▸ **Exercise aim**
Leave out the pictures, and write out exactly the lines from the beginning of the material to the line holding "0.45, 0.65, 0.89];", that line included, and nothing else.

▸ **Source material**

·····

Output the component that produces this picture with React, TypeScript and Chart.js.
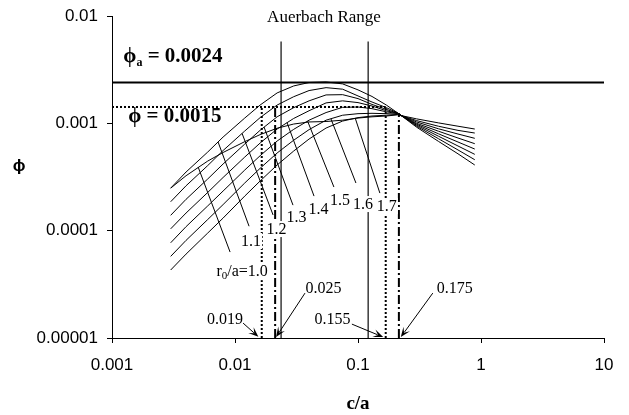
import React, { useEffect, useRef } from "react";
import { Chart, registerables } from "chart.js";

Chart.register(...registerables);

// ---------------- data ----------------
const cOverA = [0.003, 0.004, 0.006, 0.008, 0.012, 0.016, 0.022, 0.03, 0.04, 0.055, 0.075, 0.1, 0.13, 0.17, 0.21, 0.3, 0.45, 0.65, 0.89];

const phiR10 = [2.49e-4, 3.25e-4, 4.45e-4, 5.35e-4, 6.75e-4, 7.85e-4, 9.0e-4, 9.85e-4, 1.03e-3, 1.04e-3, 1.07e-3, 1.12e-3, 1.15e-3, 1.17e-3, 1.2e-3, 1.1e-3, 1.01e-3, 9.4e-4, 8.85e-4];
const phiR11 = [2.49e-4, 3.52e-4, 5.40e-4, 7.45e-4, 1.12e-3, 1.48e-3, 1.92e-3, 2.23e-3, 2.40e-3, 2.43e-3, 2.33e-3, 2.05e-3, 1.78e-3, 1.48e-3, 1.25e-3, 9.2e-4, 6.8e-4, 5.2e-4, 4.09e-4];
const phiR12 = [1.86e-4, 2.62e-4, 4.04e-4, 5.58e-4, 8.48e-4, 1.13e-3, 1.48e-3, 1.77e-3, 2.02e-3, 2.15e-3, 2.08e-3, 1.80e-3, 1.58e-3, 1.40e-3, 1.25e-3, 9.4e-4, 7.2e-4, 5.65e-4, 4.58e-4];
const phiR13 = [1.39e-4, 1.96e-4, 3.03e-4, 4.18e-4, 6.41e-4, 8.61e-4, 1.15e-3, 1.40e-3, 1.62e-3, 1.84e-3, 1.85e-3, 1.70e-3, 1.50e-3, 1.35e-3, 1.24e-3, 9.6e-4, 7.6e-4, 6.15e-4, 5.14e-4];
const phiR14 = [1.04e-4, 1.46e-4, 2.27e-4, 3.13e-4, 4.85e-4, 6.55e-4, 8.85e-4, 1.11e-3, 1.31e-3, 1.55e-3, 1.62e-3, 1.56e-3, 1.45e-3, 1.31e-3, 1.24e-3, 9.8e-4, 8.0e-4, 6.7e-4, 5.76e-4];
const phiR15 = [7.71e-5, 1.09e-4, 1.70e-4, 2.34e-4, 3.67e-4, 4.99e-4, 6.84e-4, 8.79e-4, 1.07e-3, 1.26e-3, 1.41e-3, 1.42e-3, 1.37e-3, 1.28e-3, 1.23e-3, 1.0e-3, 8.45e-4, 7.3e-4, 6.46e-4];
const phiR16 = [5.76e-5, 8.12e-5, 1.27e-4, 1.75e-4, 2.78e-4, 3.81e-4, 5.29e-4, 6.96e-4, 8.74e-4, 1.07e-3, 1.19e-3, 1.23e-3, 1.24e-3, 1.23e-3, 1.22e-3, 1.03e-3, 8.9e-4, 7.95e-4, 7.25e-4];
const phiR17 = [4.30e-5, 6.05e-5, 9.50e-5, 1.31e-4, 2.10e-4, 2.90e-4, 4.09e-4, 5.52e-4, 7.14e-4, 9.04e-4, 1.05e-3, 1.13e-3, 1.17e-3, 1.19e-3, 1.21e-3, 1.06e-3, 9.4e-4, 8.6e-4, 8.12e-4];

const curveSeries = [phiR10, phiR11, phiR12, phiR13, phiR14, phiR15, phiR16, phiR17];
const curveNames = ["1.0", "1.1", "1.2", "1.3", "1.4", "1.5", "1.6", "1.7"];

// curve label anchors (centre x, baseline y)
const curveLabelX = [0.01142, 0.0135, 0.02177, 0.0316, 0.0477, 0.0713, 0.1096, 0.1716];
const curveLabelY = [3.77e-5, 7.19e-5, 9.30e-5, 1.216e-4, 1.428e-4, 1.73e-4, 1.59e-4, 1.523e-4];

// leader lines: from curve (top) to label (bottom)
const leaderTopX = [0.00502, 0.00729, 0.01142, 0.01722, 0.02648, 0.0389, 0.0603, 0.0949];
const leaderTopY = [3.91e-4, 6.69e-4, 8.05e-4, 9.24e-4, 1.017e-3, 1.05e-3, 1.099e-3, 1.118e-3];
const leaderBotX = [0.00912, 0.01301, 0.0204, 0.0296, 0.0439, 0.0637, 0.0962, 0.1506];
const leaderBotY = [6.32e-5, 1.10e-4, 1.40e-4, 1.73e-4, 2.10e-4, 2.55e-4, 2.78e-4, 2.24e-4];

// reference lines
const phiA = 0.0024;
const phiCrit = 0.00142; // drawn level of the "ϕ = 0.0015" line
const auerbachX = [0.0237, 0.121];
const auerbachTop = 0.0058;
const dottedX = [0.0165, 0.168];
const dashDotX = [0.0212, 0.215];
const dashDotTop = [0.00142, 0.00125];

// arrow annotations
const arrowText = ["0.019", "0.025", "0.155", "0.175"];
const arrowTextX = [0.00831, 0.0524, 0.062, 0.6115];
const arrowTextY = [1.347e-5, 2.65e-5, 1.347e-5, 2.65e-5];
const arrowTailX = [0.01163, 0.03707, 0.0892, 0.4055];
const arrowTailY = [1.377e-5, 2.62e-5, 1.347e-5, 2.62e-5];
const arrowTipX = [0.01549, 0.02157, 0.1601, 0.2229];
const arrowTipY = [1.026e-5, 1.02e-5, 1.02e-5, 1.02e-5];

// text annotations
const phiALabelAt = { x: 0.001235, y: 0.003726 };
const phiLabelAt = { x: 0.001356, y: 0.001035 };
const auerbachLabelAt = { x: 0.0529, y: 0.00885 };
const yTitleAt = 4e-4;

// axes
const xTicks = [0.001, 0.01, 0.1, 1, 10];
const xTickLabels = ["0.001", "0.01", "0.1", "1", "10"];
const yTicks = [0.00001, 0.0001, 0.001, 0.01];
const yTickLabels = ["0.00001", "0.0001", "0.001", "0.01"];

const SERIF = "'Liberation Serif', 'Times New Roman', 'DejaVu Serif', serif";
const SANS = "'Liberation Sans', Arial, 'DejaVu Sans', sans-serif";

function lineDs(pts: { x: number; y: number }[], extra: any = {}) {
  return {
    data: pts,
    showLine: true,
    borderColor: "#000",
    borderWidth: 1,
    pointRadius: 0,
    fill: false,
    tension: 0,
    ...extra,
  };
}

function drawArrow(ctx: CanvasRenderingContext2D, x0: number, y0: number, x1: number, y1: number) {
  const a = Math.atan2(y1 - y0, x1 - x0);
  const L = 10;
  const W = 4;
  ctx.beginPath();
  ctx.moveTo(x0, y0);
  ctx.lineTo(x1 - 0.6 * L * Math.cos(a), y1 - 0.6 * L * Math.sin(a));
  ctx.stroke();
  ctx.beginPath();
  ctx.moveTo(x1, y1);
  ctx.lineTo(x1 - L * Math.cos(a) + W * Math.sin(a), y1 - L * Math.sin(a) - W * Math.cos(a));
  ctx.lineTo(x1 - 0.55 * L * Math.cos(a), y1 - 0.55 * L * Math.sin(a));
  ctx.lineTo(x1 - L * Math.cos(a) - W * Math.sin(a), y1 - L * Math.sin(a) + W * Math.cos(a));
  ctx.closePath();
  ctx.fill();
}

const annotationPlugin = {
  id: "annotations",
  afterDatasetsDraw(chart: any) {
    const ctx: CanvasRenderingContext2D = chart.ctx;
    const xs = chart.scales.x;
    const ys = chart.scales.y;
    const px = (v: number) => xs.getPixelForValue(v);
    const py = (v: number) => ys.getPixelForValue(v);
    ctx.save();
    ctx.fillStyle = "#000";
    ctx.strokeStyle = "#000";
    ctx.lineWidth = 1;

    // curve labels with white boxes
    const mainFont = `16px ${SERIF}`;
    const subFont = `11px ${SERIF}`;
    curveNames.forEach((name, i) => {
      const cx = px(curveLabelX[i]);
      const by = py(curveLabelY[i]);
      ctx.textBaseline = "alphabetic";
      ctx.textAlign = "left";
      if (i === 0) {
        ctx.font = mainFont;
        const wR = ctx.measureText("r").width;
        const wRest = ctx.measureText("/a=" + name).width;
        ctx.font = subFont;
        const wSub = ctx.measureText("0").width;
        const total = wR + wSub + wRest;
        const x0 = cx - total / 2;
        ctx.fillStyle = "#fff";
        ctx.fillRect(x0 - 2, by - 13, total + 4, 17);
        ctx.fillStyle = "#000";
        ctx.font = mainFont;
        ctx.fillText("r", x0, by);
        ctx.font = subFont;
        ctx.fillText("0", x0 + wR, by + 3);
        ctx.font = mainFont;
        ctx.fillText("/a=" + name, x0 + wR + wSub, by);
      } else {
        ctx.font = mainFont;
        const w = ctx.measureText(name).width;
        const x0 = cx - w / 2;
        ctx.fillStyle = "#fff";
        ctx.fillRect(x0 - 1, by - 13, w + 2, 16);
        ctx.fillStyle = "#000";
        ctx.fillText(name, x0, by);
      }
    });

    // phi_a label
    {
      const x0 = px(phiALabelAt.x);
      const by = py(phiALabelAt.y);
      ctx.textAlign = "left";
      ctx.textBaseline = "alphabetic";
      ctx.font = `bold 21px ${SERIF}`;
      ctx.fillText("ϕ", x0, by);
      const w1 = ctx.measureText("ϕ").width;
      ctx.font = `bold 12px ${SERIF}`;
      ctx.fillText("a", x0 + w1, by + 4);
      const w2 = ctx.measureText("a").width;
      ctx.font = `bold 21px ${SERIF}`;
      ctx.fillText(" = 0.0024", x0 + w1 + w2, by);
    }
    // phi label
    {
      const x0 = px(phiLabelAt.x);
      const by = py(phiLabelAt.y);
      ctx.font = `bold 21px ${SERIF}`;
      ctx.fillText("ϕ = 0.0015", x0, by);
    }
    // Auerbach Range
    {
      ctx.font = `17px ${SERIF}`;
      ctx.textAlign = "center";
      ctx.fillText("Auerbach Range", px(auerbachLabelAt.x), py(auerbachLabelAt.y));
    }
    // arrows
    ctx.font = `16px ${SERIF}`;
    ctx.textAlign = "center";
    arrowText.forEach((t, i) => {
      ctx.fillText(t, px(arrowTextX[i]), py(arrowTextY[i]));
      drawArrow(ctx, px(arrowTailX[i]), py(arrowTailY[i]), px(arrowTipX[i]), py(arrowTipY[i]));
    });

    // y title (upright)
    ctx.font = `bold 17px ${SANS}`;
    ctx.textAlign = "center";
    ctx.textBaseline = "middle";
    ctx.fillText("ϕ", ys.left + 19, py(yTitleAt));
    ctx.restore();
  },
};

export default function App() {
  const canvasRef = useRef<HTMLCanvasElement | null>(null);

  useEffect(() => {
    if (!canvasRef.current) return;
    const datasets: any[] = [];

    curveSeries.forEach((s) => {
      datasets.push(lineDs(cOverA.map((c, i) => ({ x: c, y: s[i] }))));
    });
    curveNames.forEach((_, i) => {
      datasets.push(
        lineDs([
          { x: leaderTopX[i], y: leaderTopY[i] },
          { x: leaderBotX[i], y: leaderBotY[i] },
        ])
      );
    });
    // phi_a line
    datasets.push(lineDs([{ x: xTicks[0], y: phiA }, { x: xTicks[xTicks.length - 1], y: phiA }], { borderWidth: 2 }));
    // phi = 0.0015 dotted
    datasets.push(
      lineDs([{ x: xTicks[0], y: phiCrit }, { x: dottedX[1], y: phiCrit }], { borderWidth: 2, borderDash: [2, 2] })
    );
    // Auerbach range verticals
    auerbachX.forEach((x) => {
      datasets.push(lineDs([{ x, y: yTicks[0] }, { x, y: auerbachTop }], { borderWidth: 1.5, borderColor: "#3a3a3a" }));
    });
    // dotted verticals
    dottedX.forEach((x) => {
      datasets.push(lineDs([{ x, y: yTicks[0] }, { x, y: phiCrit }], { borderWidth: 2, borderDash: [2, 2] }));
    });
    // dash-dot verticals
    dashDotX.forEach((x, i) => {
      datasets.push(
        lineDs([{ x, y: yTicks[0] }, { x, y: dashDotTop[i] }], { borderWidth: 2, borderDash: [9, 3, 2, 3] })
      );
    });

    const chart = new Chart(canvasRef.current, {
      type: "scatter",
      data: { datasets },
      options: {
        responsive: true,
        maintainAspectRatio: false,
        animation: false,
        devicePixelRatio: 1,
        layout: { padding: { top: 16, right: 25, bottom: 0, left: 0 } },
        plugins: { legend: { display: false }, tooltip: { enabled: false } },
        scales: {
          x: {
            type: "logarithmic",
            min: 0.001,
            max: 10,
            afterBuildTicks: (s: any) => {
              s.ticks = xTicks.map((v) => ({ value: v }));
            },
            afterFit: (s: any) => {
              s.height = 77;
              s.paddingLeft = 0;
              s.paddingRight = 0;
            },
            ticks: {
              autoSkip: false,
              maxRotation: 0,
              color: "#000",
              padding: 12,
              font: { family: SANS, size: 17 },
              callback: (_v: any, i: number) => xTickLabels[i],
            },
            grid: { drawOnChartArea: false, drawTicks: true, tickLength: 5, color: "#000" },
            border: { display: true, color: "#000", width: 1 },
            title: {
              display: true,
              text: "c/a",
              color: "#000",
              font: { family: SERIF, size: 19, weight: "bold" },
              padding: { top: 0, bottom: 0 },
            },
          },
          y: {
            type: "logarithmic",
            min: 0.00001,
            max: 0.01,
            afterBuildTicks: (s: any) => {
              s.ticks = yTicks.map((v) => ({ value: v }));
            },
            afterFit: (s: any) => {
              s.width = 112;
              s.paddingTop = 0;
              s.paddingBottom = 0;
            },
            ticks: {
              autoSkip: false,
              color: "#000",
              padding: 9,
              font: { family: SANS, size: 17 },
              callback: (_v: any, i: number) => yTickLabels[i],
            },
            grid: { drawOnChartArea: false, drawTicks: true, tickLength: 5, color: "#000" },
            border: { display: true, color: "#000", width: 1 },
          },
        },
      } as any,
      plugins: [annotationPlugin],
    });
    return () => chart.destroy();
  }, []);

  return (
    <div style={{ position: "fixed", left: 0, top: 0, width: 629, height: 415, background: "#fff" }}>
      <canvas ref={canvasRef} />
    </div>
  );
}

·····

▸ **Correct response**
Output the component that produces this picture with React, TypeScript and Chart.js.
import React, { useEffect, useRef } from "react";
import { Chart, registerables } from "chart.js";

Chart.register(...registerables);

// ---------------- data ----------------
const cOverA = [0.003, 0.004, 0.006, 0.008, 0.012, 0.016, 0.022, 0.03, 0.04, 0.055, 0.075, 0.1, 0.13, 0.17, 0.21, 0.3, 0.45, 0.65, 0.89];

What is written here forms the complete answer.